Practitioners usually need three control layers:

  • Inventory: know which identities touch source, build, test, release, signing, and deployment steps.
  • Constraining access: bind each identity to one workload, one environment, or one phase of the pipeline.
  • Revocation and rotation: remove standing access and replace static secrets with ephemeral credentials wherever possible.

This approach aligns with the lifecycle emphasis in NHIMG’s Ultimate Guide to NHIs — Lifecycle Processes for Managing NHIs, and it is reinforced by breach patterns documented in the 52 NHI breaches Report. Where possible, workload identity should replace static shared secrets so the platform can prove what the workload is, not just what credential it knows. That is also consistent with supply-chain hardening guidance in OWASP Non-Human Identity Top 10 and the asset, access, and continuous monitoring practices in the NIST Cybersecurity Framework 2.0.

These controls tend to break down when CI/CD runners, package publishers, and deployment bots share broad credentials across multiple repositories because compromise in one stage immediately becomes access in all of them.

Common Variations and Edge Cases

Tighter NHI governance often increases delivery overhead, so organisations have to balance speed against containment. That tradeoff is real in high-velocity pipelines, especially where legacy tooling cannot issue ephemeral credentials or where external SaaS services only support static API keys.

Best practice is evolving, but current guidance suggests prioritising the identities with the largest blast radius first: signing keys, release automation, cloud deployers, artifact publishers, and secret-scanning exemptions. Public repositories are not the only concern. Private repos, internal package feeds, chat systems, and ticketing tools frequently store or reference the same credentials, which means a supply chain compromise can begin outside code and still reach production.

The hardest edge case is trusted automation that touches multiple trust zones. A single CI job may need read access to source, write access to an artifact registry, and deploy access to a production cluster.

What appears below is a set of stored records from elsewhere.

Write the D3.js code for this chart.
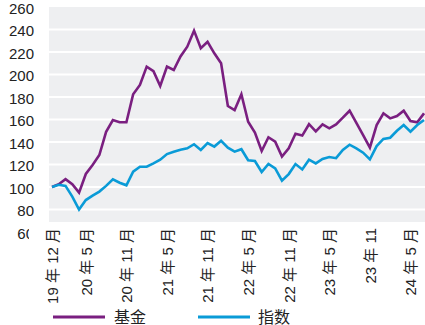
<!DOCTYPE html>
<html>
<head>
<meta charset="utf-8">
<script src="https://cdn.jsdelivr.net/npm/d3@7/dist/d3.min.js"></script>
<style>
  html, body { margin: 0; padding: 0; background: #fff; }
  svg { display: block; }
  text { font-family: "Liberation Sans", Arial, "Noto Sans CJK SC", sans-serif; fill: #222; }
</style>
</head>
<body>
<svg id="chart" width="425" height="325"></svg>
<script>
// Monthly values, Dec 2019 – Jul 2024, rebased to 100
const months = d3.timeMonth.range(new Date(2019, 11, 1), new Date(2024, 7, 1)).map(d3.timeFormat("%Y-%m"));

const fund = [
  100, 102.5, 107, 102.5, 95, 111.6, 119.6, 128.4, 149, 159.5,
  157.5, 157.5, 182.4, 190.7, 207, 203, 189.8, 207, 204, 216,
  224.7, 239, 223.3, 229, 218.8, 210, 172, 168.4, 182.4, 158,
  148.3, 132, 144.2, 140.3, 127, 134.4, 147.3, 145.7, 155.8, 149.5,
  155.7, 152.2, 155.7, 161.6, 167.8, 157, 146.2, 135, 155.1, 165.5,
  161, 163.1, 167.8, 158.7, 157.5, 165.5
];

const index = [
  100, 102, 101, 91.4, 80, 88.4, 92.3, 95.9, 101, 106.8,
  103.8, 101.5, 113.6, 118, 118, 121, 124.3, 129.3, 131.4, 133.2,
  134.4, 138, 133, 139, 135.9, 141, 135, 131.4, 133.6, 123.8,
  123.1, 113.3, 120.5, 116.6, 105.6, 111.5, 120.4, 115.6, 124.3, 121,
  124.9, 126.6, 125.6, 132.9, 137.6, 134.4, 130.5, 124.6, 136.4, 142.7,
  143.8, 150, 155.1, 149.2, 155.1, 159.6
];

const yTicks = [60, 80, 100, 120, 140, 160, 180, 200, 220, 240, 260];
const xTickMonths = ["2019-12", "2020-05", "2020-11", "2021-05", "2021-11", "2022-05", "2022-11", "2023-05", "2023-11", "2024-05"];
const xTickLabels = ["19 年 12 月", "20 年 5 月", "20 年 11 月", "21 年 5 月", "21 年 11 月", "22 年 5 月", "22 年 11 月", "23 年 5 月", "23 年 11", "24 年 5 月"];

const seriesNames = ["基金", "指数"];
const colors = ["#7a1f80", "#0a9bd7"];

const svg = d3.select("#chart");

const plot = { left: 49, right: 425, top: 7, bottom: 222 };

const x = d3.scalePoint().domain(months).range([52, 424]);
const y = d3.scaleLinear().domain([60, 260]).range([232, 7]);

// plot background
svg.append("rect")
  .attr("x", plot.left).attr("y", plot.top)
  .attr("width", plot.right - plot.left).attr("height", plot.bottom - plot.top)
  .attr("fill", "#eeeff1");

// horizontal gridlines
svg.append("g")
  .selectAll("line")
  .data(yTicks.filter(v => v > 60 && v < 260))
  .join("line")
  .attr("x1", plot.left).attr("x2", plot.right)
  .attr("y1", d => y(d)).attr("y2", d => y(d))
  .attr("stroke", "#ffffff").attr("stroke-width", 2);

// y axis labels
const yAxis = d3.axisLeft(y).tickValues(yTicks).tickSize(0).tickPadding(0);
const yg = svg.append("g").attr("transform", "translate(34,1.2)").call(yAxis);
yg.select(".domain").remove();
yg.selectAll("text")
  .attr("font-size", 15)
  .attr("font-family", "'Liberation Sans', Arial, sans-serif")
  .attr("fill", "#222")
  .attr("text-anchor", "end");

// lines
const line = d3.line()
  .x((d, i) => x(months[i]))
  .y(d => y(d));

[fund, index].forEach((s, k) => {
  svg.append("path")
    .datum(s)
    .attr("d", line)
    .attr("fill", "none")
    .attr("stroke", colors[k])
    .attr("stroke-width", 2.6)
    .attr("stroke-linejoin", "miter");
});

// label strip below the plot
svg.append("rect")
  .attr("x", 29).attr("y", plot.bottom)
  .attr("width", 425 - 29).attr("height", 325 - plot.bottom)
  .attr("fill", "#ffffff");

// x axis labels, rotated
const xAxis = d3.axisBottom(x)
  .tickValues(xTickMonths)
  .tickFormat((d, i) => xTickLabels[i])
  .tickSize(0).tickPadding(0);
const xg = svg.append("g").attr("transform", "translate(0,228)").call(xAxis);
xg.select(".domain").remove();
xg.selectAll("text")
  .attr("font-size", 15)
  .attr("font-family", "'Liberation Sans', Arial, 'Noto Sans CJK SC', sans-serif")
  .attr("fill", "#222")
  .attr("text-anchor", "end")
  .attr("transform", "rotate(-90)")
  .attr("x", 0)
  .attr("y", 0)
  .attr("dy", "0.36em");

// legend
const legend = svg.append("g");
const legendItems = [
  { x1: 53, x2: 105, tx: 114 },
  { x1: 198, x2: 250, tx: 258 }
];
legendItems.forEach((it, k) => {
  legend.append("line")
    .attr("x1", it.x1).attr("x2", it.x2)
    .attr("y1", 317).attr("y2", 317)
    .attr("stroke", colors[k]).attr("stroke-width", 3);
  legend.append("text")
    .attr("x", it.tx).attr("y", 317)
    .attr("dy", "0.36em")
    .attr("font-size", 16)
    .attr("font-family", "'Noto Sans CJK SC', sans-serif")
    .attr("fill", "#222")
    .text(seriesNames[k]);
});
</script>
</body>
</html>
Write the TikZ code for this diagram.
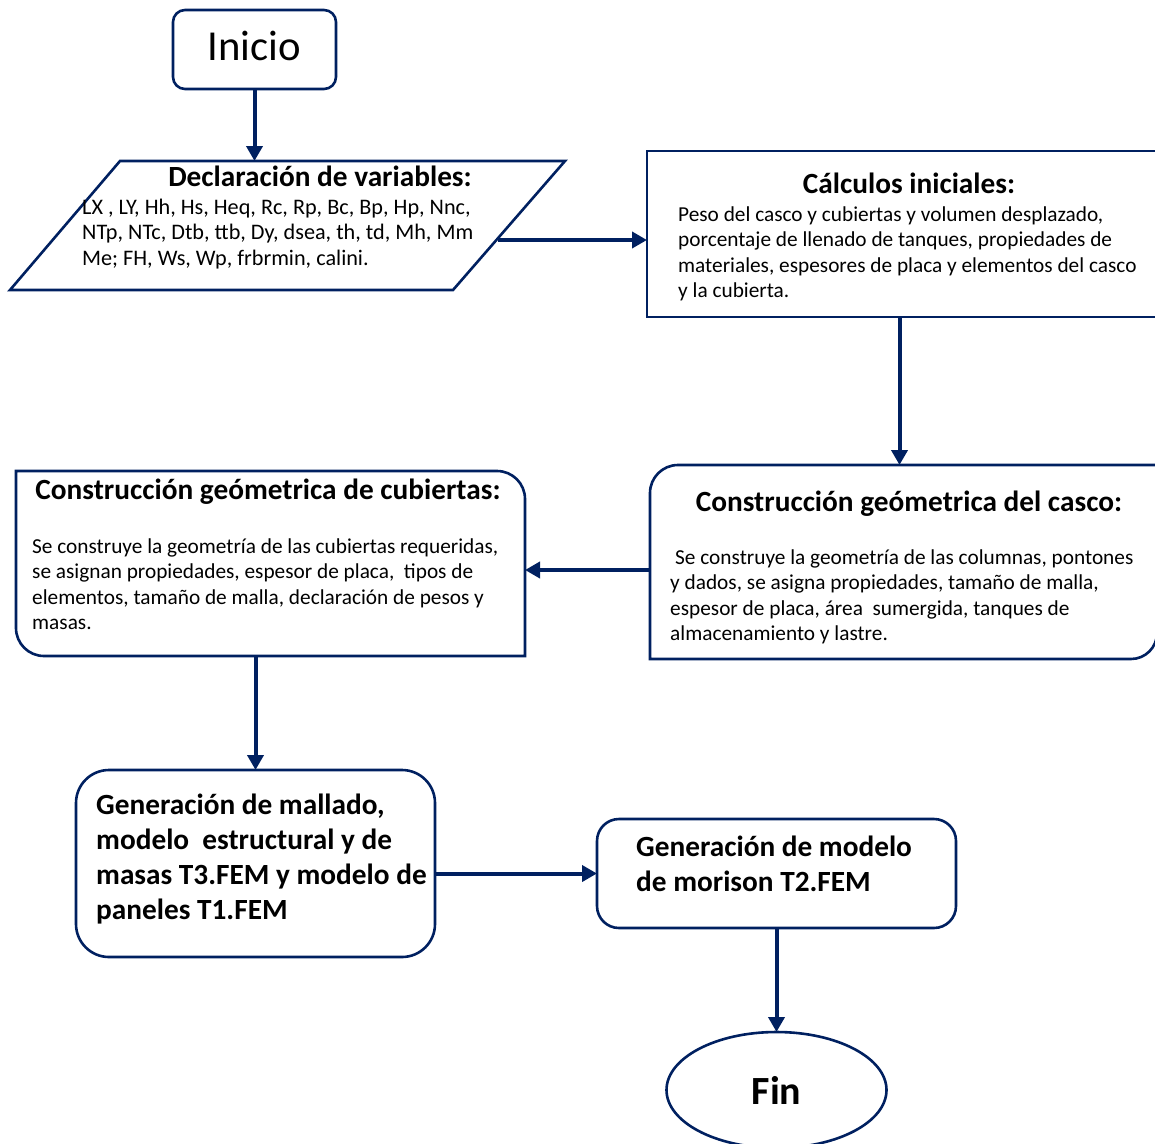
\documentclass[tikz,border=0pt]{standalone}
\usepackage{fontspec}
\setmainfont{Carlito}
\usetikzlibrary{arrows.meta,shapes.geometric,calc}
\definecolor{navy}{RGB}{0,32,96}
\tikzset{
  outline/.style={draw=navy, line width=2.6pt},
  conn/.style={draw=navy, line width=4pt, -{Triangle[length=15pt,width=16pt]}},
  frame/.style={inner sep=0pt, outer sep=0pt},
  % multi-line texts are placed by the baseline of their last line
  bodytext/.style={inner sep=0pt, align=left, anchor=base west,
    font=\fontsize{21.3}{25.5}\selectfont},
  titletext/.style={inner sep=0pt, anchor=base,
    font=\fontsize{29.3}{35}\selectfont\bfseries},
  boldtext/.style={inner sep=0pt, align=left, anchor=base west,
    font=\fontsize{29.3}{35}\selectfont\bfseries},
}
\begin{document}
\begin{tikzpicture}[x=1pt,y=-1pt]
\useasboundingbox (0,0) rectangle (1155,1143);
\clip (0,0) rectangle (1155,1143);

% --- start terminal
\node[frame, outline, rounded corners=12pt, minimum width=163pt, minimum height=79pt] (inicio) at (254.5,49.5) {};
\node[inner sep=0pt, anchor=base, font=\fontsize{42.7}{50}\selectfont] (inicioText) at (254.5,60) {Inicio};

% --- input parallelogram
\coordinate (declTL) at (120,161);
\coordinate (declTR) at (565,161);
\coordinate (declBR) at (453,290);
\coordinate (declBL) at (10,290);
\draw[outline] (declTL) -- (declTR) -- (declBR) -- (declBL) -- cycle;
\coordinate (declTop) at (254.5,161);
\coordinate (declRight) at (498,240);
\node[titletext] (declTitle) at (320,186) {Declaración de variables:};
\node[bodytext, font=\fontsize{22.2}{25.5}\selectfont] (declBody) at (82,265) {LX , LY, Hh, Hs, Heq, Rc, Rp, Bc, Bp, Hp, Nnc,\\
NTp, NTc, Dtb, ttb, Dy, dsea, th, td, Mh, Mm\\
Me; FH, Ws, Wp, frbrmin, calini.};

% --- initial calculations
\node[frame, outline, minimum width=513pt, minimum height=166pt, anchor=north west] (calc) at (647,151) {};
\node[titletext] (calcTitle) at (909,193.5) {Cálculos iniciales:};
\node[bodytext] (calcBody) at (678,297.5) {Peso del casco y cubiertas y volumen desplazado,\\
porcentaje de llenado de tanques, propiedades de\\
materiales, espesores de placa y elementos del casco\\
y la cubierta.};

% --- hull geometry
\node[frame, minimum width=507pt, minimum height=194pt, anchor=north west] (casco) at (650,465) {};
\draw[outline] (casco.south west) -- ([yshift=-28pt]casco.north west)
  arc[start angle=180, end angle=90, radius=28pt] -- (casco.north east)
  -- ([yshift=26pt]casco.south east) arc[start angle=0, end angle=-90, radius=26pt] -- cycle;
\node[titletext] (cascoTitle) at (909,511) {Construcción geómetrica del casco:};
\node[bodytext] (cascoBody) at (670,640.5) {\hspace*{5pt}Se construye la geometría de las columnas, pontones\\
y dados, se asigna propiedades, tamaño de malla,\\
espesor de placa, área\ \ sumergida, tanques de\\
almacenamiento y lastre.};

% --- deck geometry
\node[frame, minimum width=509pt, minimum height=185pt, anchor=north west] (cub) at (16,471) {};
\draw[outline] (cub.north west) -- ([xshift=-28pt]cub.north east)
  arc[start angle=90, end angle=0, radius=28pt] -- (cub.south east)
  -- ([xshift=28pt]cub.south west) arc[start angle=270, end angle=180, radius=28pt] -- cycle;
\node[titletext] (cubTitle) at (268,499) {Construcción geómetrica de cubiertas:};
\node[bodytext] (cubBody) at (32,629.5) {Se construye la geometría de las cubiertas requeridas,\\
se asignan propiedades, espesor de placa,\ \ tipos de\\
elementos, tamaño de malla, declaración de pesos y\\
masas.};

% --- mesh generation
\node[frame, outline, rounded corners=33pt, minimum width=359pt, minimum height=187pt] (mall) at (255.5,863.5) {};
\node[boldtext] (mallText) at (96,919) {Generación de mallado,\\
modelo\ \ estructural y de\\
masas T3.FEM y modelo de\\
paneles T1.FEM};

% --- Morison model
\node[frame, outline, rounded corners=22pt, minimum width=359pt, minimum height=109pt] (mor) at (776.5,873.5) {};
\node[boldtext] (morText) at (636,891) {Generación de modelo\\
de morison T2.FEM};

% --- end terminal
\node[frame, outline, ellipse, minimum width=220pt, minimum height=116pt,
      font=\fontsize{40}{46}\selectfont\bfseries] (fin) at (776.5,1090) {Fin};

% --- connectors
\draw[conn] (inicio.south) -- (declTop);
\draw[conn] (declRight) -- (declRight -| calc.west);
\draw[conn] ([xshift=-4pt]calc.south) -- ([xshift=-4pt]calc.south |- casco.north);
\draw[conn] ([yshift=-8pt]casco.west) -- ([yshift=-8pt]casco.west -| cub.east);
\draw[conn] (cub.south -| mall.north) -- (mall.north);
\draw[conn] (mall.east |- mor.west) -- (mor.west);
\draw[conn] (mor.south) -- (fin.north);
\end{tikzpicture}
\end{document}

That does not mean one standing identity is acceptable; it means the workflow should be split, each step should receive its own short-lived credential, and approvals should be evaluated at runtime. The Top 10 NHI Issues and The State of Secrets in AppSec both show that fragmented secrets ownership and slow remediation make these edge cases persist far longer than teams expect.

Where environments rely on shared runners, ad hoc scripts, or manually copied tokens, governance breaks down because there is no reliable boundary between the identity that performs work and the systems that it can reach.

Standards & Framework Alignment

This section maps relevant standards and security frameworks to the operational risks and controls described in this guidance.

OWASP Non-Human Identity Top 10 address the attack and risk surface, while NIST CSF 2.0 and NIST AI RMF set the governance and control requirements practitioners need to meet.

Framework Control / Reference Relevance
OWASP Non-Human Identity Top 10 NHI-03 Static secrets in pipelines need rotation and revocation discipline.
NIST CSF 2.0 PR.AC-4 Supply chains need least privilege for machine identities and workflows.
NIST AI RMF Governance should account for automation risk across the full lifecycle.

Replace standing pipeline secrets with short-lived credentials and enforce rotation on every release path.